Fragility assessment of tunnels in soft soils using artificial neural networks

Abstract

Recent earthquakes have shown that tunnels are prone to damage, posing a major threat to safety and having major cascading and socioeconomic impacts. Therefore, reliable models are needed for the seismic fragility assessment of underground structures and the quantitative evaluation of expected losses. Based on previous researches, this paper presented a probabilistic framework based on an artificial neural network (ANN), aiming at the development of fragility curves for circular tunnels in soft soils. Initially, a two-dimensional incremental dynamic analysis of the nonlinear soil-tunnel system was performed to estimate the response of the tunnel under ground shaking. The effects of soil-structure-interaction and the ground motion characteristics on the seismic response and the fragility of tunnels were adequately considered within the proposed framework. An ANN was employed to develop a probabilistic seismic demand model, and its results were compared with the traditional linear regression models. Fragility curves were generated for various damage states, accounting for the associated uncertainties.
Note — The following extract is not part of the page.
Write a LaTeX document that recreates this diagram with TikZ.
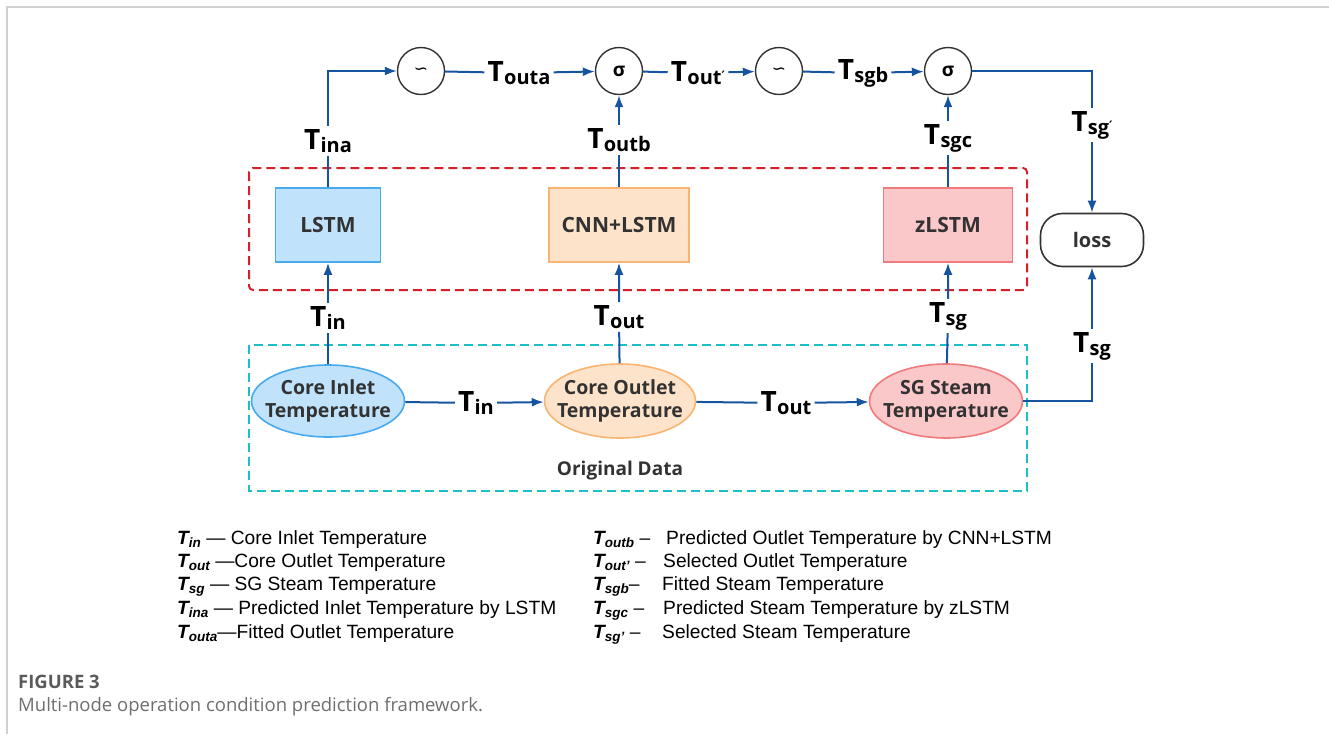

The results indicate that the proposed ANN-based probabilistic framework can results in reliable fragility models, having similar capabilities as the traditional approaches, and a lower computational cost is required. The proposed fragility models can be adopted for the risk analysis of typical circular tunnel in soft soils subjected to seismic loading, and they are expected to facilitate decision-making and risk management toward more resilient transport infrastructure.